Dari beberapa ayat di atas, sangat jelas sekali, bahwa Allah Swt memerangi riba dan menganjurkan manusia untuk saling bantu dalam bentuk sedekah. Namun sedekah pelaku riba tidak akan mendapatkan apa-apa di sisi Allah Swt ketika mereka bersedekah. Hal ini Allah Swt ungkapkan dalam surat Ar-Rum ayat 39 yaitu, “Dan sesuatu riba (tambahan) yang kamu berikan agar dia bertambah pada harta manusia, maka riba itu tidak menambah pada sisi Allah Swt. Dan apa yang kamu berikan berupa zakat (sedakah) yang kamu maksudkan untuk mencapai keridhaan Allah Swt, maka (yang berbuat demikian) itulah orang-orang yang melipat gandakan (pahalanya)”.

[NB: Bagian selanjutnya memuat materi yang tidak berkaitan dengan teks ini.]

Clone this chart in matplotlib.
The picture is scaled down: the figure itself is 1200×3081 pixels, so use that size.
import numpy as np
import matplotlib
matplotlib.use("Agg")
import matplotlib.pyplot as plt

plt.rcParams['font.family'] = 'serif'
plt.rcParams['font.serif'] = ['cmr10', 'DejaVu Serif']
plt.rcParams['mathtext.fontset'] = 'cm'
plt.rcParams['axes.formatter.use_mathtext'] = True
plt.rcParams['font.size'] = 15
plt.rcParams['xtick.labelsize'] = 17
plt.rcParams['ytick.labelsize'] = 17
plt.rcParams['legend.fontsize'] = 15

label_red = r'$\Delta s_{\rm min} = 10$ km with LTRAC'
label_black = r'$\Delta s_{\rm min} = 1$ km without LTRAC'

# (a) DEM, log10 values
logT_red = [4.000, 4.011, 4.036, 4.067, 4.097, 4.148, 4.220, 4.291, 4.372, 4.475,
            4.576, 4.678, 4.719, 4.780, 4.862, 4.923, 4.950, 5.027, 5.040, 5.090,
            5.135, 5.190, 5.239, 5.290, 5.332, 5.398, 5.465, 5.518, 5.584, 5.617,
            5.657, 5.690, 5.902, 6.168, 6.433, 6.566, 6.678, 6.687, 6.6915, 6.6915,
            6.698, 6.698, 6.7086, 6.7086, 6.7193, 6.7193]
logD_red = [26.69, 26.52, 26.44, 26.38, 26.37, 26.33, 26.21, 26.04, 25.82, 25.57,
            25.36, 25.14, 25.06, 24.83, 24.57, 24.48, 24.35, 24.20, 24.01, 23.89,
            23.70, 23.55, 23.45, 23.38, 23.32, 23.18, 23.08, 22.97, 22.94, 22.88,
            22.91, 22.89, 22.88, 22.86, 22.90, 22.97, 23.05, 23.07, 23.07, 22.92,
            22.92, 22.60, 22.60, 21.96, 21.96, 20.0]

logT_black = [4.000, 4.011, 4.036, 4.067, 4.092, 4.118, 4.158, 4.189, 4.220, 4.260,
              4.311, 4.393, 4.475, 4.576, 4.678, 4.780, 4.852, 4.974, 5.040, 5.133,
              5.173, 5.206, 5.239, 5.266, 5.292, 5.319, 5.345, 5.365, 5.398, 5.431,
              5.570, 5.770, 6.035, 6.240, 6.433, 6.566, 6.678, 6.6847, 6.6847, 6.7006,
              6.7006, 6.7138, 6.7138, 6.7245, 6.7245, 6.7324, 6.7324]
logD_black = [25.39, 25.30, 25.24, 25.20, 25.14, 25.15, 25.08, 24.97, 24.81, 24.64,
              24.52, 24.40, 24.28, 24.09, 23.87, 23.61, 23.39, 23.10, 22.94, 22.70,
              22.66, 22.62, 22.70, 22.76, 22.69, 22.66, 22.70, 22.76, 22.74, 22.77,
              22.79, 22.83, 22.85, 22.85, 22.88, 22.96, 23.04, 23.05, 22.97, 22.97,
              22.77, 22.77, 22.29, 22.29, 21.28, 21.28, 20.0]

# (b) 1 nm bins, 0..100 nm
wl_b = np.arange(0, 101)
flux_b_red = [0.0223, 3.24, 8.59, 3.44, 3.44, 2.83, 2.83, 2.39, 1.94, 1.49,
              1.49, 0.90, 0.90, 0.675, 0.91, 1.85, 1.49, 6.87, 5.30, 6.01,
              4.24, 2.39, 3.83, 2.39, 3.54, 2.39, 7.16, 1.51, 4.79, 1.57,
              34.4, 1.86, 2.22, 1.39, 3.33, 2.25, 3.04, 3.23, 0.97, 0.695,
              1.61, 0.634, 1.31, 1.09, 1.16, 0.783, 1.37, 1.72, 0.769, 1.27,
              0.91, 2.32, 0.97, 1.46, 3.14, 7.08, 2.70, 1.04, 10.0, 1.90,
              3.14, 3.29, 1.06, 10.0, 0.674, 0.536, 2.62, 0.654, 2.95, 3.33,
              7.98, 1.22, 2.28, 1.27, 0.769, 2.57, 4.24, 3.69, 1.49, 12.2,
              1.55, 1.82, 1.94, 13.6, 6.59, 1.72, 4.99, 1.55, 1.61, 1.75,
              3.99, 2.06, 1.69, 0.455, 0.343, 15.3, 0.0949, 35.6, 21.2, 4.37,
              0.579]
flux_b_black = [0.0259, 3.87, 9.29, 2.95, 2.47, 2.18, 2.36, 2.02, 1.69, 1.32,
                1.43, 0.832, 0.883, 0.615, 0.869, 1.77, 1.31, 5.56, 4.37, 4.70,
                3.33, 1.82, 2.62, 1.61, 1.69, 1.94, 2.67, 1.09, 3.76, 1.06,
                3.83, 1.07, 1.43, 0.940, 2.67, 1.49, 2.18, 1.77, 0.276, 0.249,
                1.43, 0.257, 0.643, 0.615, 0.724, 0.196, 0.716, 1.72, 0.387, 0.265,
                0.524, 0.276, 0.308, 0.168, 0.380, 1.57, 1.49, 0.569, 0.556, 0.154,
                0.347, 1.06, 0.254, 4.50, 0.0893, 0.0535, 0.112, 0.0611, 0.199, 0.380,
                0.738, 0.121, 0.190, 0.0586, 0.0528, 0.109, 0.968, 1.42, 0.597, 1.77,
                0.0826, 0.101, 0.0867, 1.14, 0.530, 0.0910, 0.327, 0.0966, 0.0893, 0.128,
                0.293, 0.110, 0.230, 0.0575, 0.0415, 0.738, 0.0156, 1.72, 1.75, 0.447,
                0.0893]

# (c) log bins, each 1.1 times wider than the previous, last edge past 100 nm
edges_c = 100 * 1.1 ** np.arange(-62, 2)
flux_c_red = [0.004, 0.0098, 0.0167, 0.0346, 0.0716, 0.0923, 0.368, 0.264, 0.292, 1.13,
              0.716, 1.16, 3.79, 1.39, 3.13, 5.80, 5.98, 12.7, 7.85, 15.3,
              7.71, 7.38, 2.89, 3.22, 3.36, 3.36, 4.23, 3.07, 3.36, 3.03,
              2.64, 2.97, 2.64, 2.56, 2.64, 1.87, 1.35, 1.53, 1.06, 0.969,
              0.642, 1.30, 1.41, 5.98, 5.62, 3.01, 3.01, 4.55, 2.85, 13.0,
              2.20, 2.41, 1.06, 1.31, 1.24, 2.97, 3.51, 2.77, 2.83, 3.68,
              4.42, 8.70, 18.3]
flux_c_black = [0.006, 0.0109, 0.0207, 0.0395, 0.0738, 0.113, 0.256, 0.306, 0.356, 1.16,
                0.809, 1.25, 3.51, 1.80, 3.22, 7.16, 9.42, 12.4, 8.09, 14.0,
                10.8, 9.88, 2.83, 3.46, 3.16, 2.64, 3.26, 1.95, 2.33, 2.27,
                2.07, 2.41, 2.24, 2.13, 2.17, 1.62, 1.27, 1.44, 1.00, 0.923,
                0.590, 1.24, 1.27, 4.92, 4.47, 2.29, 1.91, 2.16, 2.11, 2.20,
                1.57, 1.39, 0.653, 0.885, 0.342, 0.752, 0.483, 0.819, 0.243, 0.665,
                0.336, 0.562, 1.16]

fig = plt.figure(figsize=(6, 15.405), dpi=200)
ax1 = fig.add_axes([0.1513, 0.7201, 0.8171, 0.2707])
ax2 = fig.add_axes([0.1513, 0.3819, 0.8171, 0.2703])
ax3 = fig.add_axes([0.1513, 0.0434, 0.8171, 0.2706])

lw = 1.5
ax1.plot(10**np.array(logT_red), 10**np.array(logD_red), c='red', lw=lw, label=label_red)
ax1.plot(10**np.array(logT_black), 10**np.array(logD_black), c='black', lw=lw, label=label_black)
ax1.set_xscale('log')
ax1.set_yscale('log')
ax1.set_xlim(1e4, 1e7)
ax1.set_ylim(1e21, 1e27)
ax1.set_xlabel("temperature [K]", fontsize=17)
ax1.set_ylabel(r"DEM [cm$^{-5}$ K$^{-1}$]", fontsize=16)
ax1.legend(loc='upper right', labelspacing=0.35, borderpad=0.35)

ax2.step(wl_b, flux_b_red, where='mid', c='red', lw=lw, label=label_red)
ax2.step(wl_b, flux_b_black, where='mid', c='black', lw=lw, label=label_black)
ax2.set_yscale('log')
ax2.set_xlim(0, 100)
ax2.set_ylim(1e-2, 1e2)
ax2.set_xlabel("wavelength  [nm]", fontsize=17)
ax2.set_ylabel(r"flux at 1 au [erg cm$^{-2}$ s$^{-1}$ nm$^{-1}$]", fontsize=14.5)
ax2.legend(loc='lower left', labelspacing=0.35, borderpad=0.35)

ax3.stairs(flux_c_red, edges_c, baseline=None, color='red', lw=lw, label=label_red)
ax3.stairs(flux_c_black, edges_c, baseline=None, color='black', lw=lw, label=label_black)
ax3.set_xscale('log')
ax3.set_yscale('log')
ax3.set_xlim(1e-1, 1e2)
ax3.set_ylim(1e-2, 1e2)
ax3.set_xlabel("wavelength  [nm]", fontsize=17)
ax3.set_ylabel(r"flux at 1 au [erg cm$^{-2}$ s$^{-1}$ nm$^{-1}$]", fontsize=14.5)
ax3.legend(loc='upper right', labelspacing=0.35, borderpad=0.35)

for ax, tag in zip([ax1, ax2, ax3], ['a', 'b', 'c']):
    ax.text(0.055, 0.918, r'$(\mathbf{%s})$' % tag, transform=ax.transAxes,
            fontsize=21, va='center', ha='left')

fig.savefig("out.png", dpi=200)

Pelaku riba juga berdosa dan dosanya lebih besar daripada dosa zina. Dalam sebuah hadits, Nabi Muhammad saw bersabda: “Satu dirham yang dimakan oleh seseorang dari transaksi riba sedangkan dia mengetahui, lebih besar dosanya daripada melakukan perbuatan zina sebanyak 36 kali”. (HR Ahmad dan Al-Baihaqi)

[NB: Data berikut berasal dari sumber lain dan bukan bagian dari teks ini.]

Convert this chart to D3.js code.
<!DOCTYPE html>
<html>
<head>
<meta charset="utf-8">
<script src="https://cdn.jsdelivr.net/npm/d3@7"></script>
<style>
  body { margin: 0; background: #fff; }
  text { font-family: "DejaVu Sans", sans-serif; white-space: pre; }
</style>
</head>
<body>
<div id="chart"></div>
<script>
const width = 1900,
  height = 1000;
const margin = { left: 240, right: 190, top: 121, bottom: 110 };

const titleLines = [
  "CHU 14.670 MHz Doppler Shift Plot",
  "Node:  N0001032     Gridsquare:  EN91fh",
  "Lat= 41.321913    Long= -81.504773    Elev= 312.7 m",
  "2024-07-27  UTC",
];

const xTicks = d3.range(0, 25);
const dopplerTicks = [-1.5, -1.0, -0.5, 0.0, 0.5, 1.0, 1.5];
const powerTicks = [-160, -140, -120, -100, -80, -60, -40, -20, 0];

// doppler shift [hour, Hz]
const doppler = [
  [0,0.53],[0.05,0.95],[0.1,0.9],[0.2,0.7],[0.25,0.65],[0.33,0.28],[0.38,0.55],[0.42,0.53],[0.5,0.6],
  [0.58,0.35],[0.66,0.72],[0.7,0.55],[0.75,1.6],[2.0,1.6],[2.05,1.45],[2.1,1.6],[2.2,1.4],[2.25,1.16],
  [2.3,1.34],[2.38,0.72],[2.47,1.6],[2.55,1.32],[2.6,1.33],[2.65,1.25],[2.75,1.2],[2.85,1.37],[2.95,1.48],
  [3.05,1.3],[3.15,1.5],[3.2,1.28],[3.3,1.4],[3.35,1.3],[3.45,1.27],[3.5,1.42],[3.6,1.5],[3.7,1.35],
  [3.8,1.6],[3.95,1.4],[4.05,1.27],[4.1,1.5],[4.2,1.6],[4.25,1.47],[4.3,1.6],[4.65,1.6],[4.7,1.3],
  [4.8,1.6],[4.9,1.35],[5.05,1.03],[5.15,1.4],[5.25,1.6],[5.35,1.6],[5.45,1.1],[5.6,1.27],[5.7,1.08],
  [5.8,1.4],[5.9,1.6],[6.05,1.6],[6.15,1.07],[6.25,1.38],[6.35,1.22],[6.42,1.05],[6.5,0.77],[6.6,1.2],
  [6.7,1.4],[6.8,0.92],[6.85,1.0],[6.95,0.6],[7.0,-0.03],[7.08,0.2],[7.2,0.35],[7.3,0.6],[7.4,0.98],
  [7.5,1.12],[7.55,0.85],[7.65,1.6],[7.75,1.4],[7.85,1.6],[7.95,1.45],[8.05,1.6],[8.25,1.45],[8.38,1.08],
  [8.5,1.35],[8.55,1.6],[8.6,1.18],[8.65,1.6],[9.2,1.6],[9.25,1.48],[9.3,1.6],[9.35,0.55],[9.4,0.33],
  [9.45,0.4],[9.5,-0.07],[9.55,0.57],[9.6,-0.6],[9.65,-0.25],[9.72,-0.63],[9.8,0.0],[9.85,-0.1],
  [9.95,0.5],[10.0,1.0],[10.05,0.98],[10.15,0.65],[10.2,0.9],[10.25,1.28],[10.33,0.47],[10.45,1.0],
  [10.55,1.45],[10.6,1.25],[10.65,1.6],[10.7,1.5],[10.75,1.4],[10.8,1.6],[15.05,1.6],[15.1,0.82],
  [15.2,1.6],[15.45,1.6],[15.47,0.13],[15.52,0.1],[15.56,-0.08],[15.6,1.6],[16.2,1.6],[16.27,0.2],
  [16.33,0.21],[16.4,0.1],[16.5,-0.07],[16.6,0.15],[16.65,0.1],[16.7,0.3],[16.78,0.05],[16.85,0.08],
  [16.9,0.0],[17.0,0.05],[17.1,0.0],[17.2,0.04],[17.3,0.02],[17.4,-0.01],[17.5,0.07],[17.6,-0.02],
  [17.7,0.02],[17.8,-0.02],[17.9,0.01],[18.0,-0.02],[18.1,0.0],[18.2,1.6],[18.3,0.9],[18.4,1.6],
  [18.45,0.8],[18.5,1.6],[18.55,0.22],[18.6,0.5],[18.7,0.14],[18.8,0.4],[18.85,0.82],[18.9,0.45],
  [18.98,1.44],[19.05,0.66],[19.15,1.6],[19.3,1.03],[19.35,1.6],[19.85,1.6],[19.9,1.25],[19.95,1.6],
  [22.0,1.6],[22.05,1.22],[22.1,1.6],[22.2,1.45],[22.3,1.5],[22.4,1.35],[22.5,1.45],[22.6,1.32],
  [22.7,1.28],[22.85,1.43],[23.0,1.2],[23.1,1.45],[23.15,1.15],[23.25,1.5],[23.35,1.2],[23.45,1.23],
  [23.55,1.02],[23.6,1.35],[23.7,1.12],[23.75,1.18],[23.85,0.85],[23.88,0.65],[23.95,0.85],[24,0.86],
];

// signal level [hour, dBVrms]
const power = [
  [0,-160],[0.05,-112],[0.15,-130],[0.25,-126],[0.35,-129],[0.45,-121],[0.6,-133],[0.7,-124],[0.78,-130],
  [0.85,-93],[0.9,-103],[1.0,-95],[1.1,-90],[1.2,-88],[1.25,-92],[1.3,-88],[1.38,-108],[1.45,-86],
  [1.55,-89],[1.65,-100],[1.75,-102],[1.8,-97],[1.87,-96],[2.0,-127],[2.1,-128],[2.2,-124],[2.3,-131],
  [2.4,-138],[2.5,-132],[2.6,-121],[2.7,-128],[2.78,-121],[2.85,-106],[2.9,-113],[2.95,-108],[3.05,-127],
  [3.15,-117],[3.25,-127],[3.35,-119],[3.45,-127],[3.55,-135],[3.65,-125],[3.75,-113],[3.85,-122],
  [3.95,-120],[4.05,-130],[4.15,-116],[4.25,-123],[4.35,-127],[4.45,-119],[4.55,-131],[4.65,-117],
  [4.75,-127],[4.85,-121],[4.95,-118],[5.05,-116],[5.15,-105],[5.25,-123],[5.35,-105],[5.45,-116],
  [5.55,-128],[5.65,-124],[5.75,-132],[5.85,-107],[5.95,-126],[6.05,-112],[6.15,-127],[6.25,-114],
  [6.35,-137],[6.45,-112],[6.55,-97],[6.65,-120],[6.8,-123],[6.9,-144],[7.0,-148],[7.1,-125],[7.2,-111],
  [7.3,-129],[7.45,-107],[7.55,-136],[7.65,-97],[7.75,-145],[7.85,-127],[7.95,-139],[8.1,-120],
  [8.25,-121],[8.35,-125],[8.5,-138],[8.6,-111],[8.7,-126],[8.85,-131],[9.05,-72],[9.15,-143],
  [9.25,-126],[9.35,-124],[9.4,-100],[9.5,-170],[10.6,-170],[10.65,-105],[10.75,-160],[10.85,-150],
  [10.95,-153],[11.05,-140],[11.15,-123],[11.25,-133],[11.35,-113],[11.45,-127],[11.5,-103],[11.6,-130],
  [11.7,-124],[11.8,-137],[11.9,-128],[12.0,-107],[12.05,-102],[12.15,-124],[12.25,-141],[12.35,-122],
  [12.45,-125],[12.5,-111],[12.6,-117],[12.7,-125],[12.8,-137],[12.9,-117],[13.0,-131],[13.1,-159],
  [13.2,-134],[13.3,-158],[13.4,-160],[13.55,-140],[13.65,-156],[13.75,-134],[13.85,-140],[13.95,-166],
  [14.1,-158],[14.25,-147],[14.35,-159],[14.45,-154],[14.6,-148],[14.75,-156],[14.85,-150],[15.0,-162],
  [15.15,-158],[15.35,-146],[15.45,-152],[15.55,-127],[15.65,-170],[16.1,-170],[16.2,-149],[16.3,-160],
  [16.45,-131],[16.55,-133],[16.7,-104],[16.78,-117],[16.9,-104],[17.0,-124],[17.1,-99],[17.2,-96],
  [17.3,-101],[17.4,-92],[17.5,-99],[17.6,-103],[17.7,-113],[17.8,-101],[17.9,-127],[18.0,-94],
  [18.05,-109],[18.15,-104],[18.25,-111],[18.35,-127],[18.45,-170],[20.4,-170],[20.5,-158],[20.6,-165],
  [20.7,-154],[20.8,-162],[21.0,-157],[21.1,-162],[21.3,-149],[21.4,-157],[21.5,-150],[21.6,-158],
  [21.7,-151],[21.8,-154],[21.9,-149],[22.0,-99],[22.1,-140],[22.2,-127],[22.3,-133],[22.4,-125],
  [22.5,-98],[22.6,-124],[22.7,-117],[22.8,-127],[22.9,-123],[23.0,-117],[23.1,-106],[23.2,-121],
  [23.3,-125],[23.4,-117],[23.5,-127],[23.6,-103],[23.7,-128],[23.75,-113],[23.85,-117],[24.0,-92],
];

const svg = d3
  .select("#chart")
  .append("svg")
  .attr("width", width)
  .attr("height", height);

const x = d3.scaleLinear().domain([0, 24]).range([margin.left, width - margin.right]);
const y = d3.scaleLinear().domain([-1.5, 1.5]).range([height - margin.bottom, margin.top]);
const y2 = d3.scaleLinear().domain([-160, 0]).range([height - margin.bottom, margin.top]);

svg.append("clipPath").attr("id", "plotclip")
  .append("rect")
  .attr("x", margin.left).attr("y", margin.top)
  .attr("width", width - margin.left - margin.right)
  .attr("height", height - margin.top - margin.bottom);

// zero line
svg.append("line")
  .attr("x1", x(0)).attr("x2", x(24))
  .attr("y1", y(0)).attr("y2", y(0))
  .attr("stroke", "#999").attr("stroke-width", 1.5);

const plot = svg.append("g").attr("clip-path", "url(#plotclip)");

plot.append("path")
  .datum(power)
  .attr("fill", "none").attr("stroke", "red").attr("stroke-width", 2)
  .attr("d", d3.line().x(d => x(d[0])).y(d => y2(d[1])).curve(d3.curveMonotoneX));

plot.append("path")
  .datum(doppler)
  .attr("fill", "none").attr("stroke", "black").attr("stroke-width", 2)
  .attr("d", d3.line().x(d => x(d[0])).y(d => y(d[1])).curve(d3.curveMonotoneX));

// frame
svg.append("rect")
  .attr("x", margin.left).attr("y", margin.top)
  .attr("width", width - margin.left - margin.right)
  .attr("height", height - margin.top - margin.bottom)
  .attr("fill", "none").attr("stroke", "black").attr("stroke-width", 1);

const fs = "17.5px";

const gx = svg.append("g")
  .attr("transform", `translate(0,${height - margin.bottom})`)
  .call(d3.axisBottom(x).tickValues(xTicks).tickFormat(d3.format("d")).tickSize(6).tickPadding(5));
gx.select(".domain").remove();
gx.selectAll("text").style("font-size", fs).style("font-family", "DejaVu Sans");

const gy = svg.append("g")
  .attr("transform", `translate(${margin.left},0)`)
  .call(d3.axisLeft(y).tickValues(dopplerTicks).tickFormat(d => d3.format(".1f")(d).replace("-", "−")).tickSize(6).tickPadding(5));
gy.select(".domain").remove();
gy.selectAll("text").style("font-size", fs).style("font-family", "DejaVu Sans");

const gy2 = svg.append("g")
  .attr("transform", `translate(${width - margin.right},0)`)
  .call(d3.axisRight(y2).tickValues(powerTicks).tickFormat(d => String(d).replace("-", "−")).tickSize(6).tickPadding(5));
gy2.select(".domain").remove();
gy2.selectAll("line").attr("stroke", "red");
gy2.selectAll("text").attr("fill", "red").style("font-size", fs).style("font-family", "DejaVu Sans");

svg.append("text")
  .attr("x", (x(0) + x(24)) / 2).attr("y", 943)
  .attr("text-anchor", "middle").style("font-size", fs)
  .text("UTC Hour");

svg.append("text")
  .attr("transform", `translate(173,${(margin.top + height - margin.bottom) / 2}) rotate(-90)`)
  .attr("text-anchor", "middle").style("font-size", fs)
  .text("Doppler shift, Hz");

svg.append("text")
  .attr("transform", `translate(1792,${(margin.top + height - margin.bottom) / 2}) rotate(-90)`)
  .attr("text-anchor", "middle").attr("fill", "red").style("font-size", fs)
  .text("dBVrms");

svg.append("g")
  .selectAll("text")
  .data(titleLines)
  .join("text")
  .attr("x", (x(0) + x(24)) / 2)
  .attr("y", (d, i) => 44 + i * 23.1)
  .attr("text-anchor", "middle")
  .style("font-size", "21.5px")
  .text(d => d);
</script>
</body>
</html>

Di samping dosa besar, pelaku riba juga memiliki hati dan jiwa yang kotor. Mereka tidak akan segan menindas orang-orang yang tidak mampu demi memenuhi ketamakan mereka. Di dalam sebuah hadits, Nabi Muhammad SAW bersabda: “Tidaklah sifat kasih sayang itu diangkat kecuali dari seorang yang celaka”. (HR Abu Dawud dan Tirmidzi)

Riba penyebab krisis

Para ahli ekonomi menyatakan, jika bunga berbayar yang berlaku atas peminjaman modal atau riba merupakan penyebab utama terjadinya krisis ekonomi. Terlebih jika bunga yang harus dibayarkan terlalu tinggi, maka krisis ekonomi yang terjadi akan semakin besar dampaknya. Tingginya bunga atas modal yang dipinjam, baik perseorangan ataupun lembaga, akan membuat mereka mengeluh. Hasil usaha yang mereka terima atas kerja keras yang mereka lakukan terkadang malah habis digunakan untuk membayar bunga pinjaman yang begitu tinggi.

“Riba bukan hanya menjadi penyebab krisis ekonomi dalam sebuah negara, namun juga menjadi penyebab rusaknya sember daya manusianya, sumber daya manusia adalah penggerak utama roda ekonomi, begitu sumber daya manusia rusak, maka hancurnya perkekonomian suatu negara itu,” tulis Dr Erwandi Tarmizi, MA.

Riba mengundang kriminal

Riba dapat memicu meningkatnya tindakan kriminal dalam kehidupan. Hal ini muncul ketika riba dihubungkan dengan produksi, riba menciptakan kondisi daya beli rendah. Alhasil jasa dan persediaan barang yang telah diproduksi akan mengalami penumpukan. Jika terjadi secara terus menerus, maka produksi akan mengalami kemacetan. Jika sudah demikian, maka dampaknya akan kemana-mana. Mulai dari pengurangan tenaga kerja akibat perusaahaan yang tidak lagi berkembang. Akibatnya, pengangguran akan bertambah banyak, yang juga memicu terjadinya peningkatan tindak kriminal.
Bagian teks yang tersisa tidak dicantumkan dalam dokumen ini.